| Aim |
Leave out the pictures and transcribe everything else exactly.

| Data excerpts |

* Begin *

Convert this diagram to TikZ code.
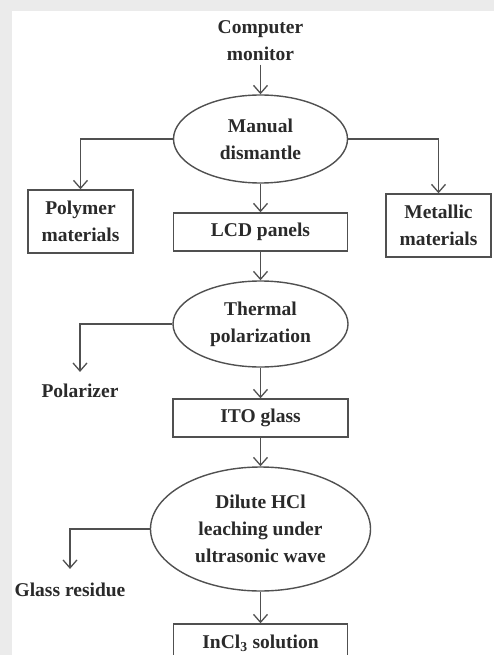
\documentclass[tikz,border=0pt]{standalone}
\usepackage{fontspec}
\setmainfont{Liberation Serif}
\usetikzlibrary{shapes.geometric,arrows.meta}
\definecolor{ink}{HTML}{2A2A2A}
\definecolor{linec}{HTML}{505050}
\tikzset{
  every node/.style={font=\fontsize{19.5}{27}\selectfont\bfseries, text=ink},
  procbox/.style={draw=linec, line width=1.4pt, rectangle, inner sep=0pt},
  procell/.style={draw=linec, line width=1.4pt, ellipse, inner sep=0pt},
  plain/.style={align=center, inner xsep=0pt},
  arr/.style={draw=linec, line width=1.3pt, -{Straight Barb[length=8pt,width=14pt,line width=1.3pt]}}
}
\begin{document}
\begin{tikzpicture}[x=1pt,y=-1pt]
\useasboundingbox (0,0) rectangle (494,655);
\clip (0,0) rectangle (494,655);
\fill[white] (0,0) rectangle (494,655);
\fill[black!8] (0,0) rectangle (494,11);
\fill[black!8] (0,0) rectangle (12,655);

\node[plain] (top) at (260.5,41) {Computer\\monitor};
\node[procell, minimum width=174pt, minimum height=88pt, align=center] (e1) at (260.5,139) {Manual\\dismantle};
\node[procbox, minimum width=105pt, minimum height=63pt, align=center] (poly) at (80.5,221.5) {Polymer\\materials};
\node[procbox, minimum width=174pt, minimum height=38pt] (lcd) at (260.5,232) {LCD panels};
\node[procbox, minimum width=105pt, minimum height=63pt, align=center] (met) at (438.5,225.5) {Metallic\\materials};
\node[procell, minimum width=175pt, minimum height=86pt, align=center] (e2) at (260.5,324) {Thermal\\polarization};
\node[plain, inner ysep=12pt] (pol) at (80,391) {Polarizer};
\node[procbox, minimum width=175pt, minimum height=38pt] (ito) at (260.5,418) {ITO glass};
\node[procell, minimum width=220pt, minimum height=124pt, align=center] (e3) at (260.5,529) {Dilute HCl\\leaching under\\ultrasonic wave};
\node[plain, inner ysep=14pt] (glass) at (70,590) {Glass residue};
\node[procbox, minimum width=174pt, minimum height=38pt] (incl) at (260.5,643) {InCl\textsubscript{3} solution};

\draw[arr] (top.south) -- (e1.north);
\draw[arr] (e1.west) -| (poly.north);
\draw[arr] (e1.east) -| (met.north);
\draw[arr] (e1.south) -- (lcd.north);
\draw[arr] (lcd.south) -- (e2.north);
\draw[arr] (e2.west) -| (pol.north);
\draw[arr] (e2.south) -- (ito.north);
\draw[arr] (ito.south) -- (e3.north);
\draw[arr] (e3.west) -| (glass.north);
\draw[arr] (e3.south) -- (incl.north);
\end{tikzpicture}
\end{document}
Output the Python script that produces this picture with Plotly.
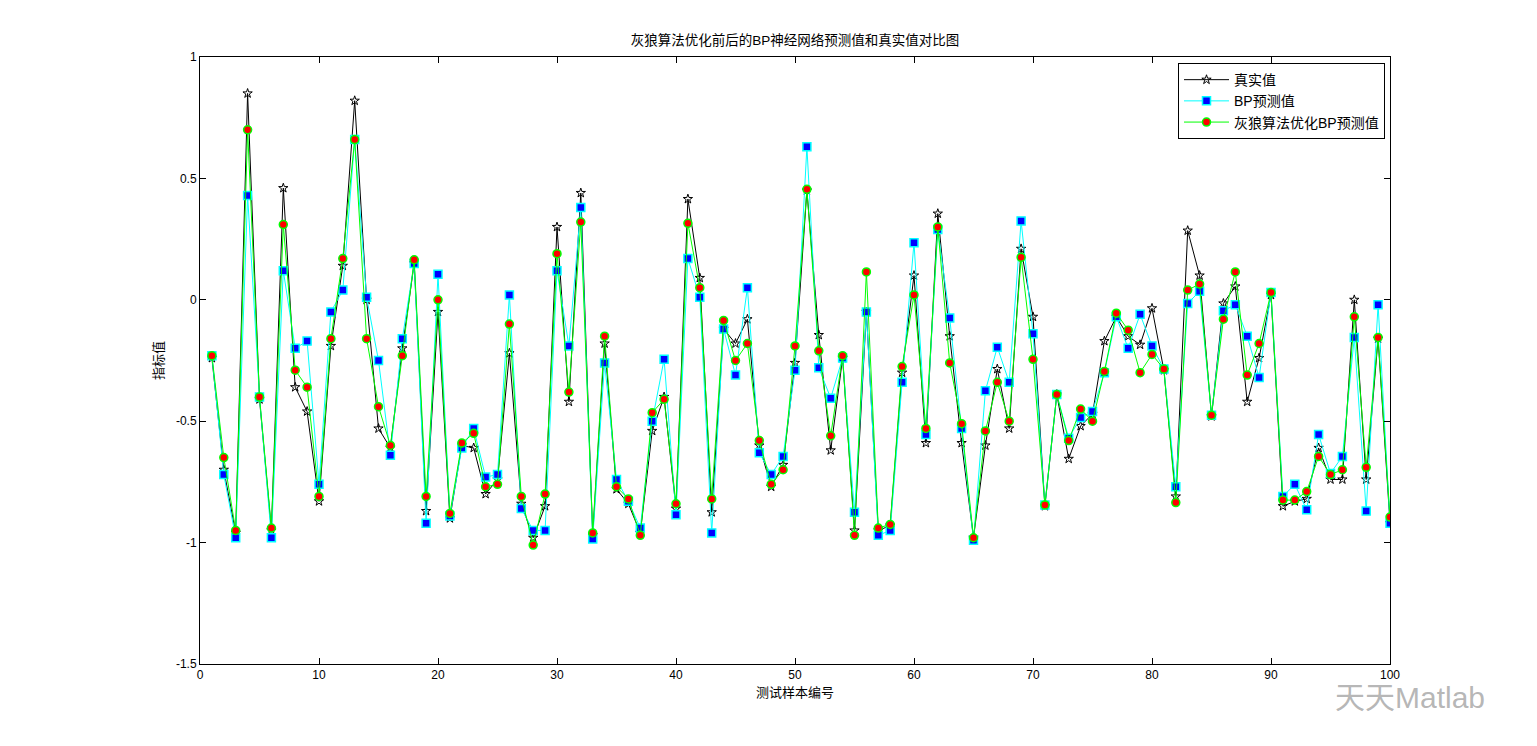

* End *

| Result |
Convert this diagram to TikZ code.
\documentclass[tikz,border=0pt]{standalone}
\usepackage{fontspec}
\setmainfont{Liberation Serif}
\usetikzlibrary{shapes.geometric,arrows.meta}
\definecolor{ink}{HTML}{2A2A2A}
\definecolor{linec}{HTML}{505050}
\tikzset{
  every node/.style={font=\fontsize{19.5}{27}\selectfont\bfseries, text=ink},
  procbox/.style={draw=linec, line width=1.4pt, rectangle, inner sep=0pt},
  procell/.style={draw=linec, line width=1.4pt, ellipse, inner sep=0pt},
  plain/.style={align=center, inner xsep=0pt},
  arr/.style={draw=linec, line width=1.3pt, -{Straight Barb[length=8pt,width=14pt,line width=1.3pt]}}
}
\begin{document}
\begin{tikzpicture}[x=1pt,y=-1pt]
\useasboundingbox (0,0) rectangle (494,655);
\clip (0,0) rectangle (494,655);
\fill[white] (0,0) rectangle (494,655);
\fill[black!8] (0,0) rectangle (494,11);
\fill[black!8] (0,0) rectangle (12,655);

\node[plain] (top) at (260.5,41) {Computer\\monitor};
\node[procell, minimum width=174pt, minimum height=88pt, align=center] (e1) at (260.5,139) {Manual\\dismantle};
\node[procbox, minimum width=105pt, minimum height=63pt, align=center] (poly) at (80.5,221.5) {Polymer\\materials};
\node[procbox, minimum width=174pt, minimum height=38pt] (lcd) at (260.5,232) {LCD panels};
\node[procbox, minimum width=105pt, minimum height=63pt, align=center] (met) at (438.5,225.5) {Metallic\\materials};
\node[procell, minimum width=175pt, minimum height=86pt, align=center] (e2) at (260.5,324) {Thermal\\polarization};
\node[plain, inner ysep=12pt] (pol) at (80,391) {Polarizer};
\node[procbox, minimum width=175pt, minimum height=38pt] (ito) at (260.5,418) {ITO glass};
\node[procell, minimum width=220pt, minimum height=124pt, align=center] (e3) at (260.5,529) {Dilute HCl\\leaching under\\ultrasonic wave};
\node[plain, inner ysep=14pt] (glass) at (70,590) {Glass residue};
\node[procbox, minimum width=174pt, minimum height=38pt] (incl) at (260.5,643) {InCl\textsubscript{3} solution};

\draw[arr] (top.south) -- (e1.north);
\draw[arr] (e1.west) -| (poly.north);
\draw[arr] (e1.east) -| (met.north);
\draw[arr] (e1.south) -- (lcd.north);
\draw[arr] (lcd.south) -- (e2.north);
\draw[arr] (e2.west) -| (pol.north);
\draw[arr] (e2.south) -- (ito.north);
\draw[arr] (ito.south) -- (e3.north);
\draw[arr] (e3.west) -| (glass.north);
\draw[arr] (e3.south) -- (incl.north);
\end{tikzpicture}
\end{document}
Output the Python script that produces this picture with Plotly.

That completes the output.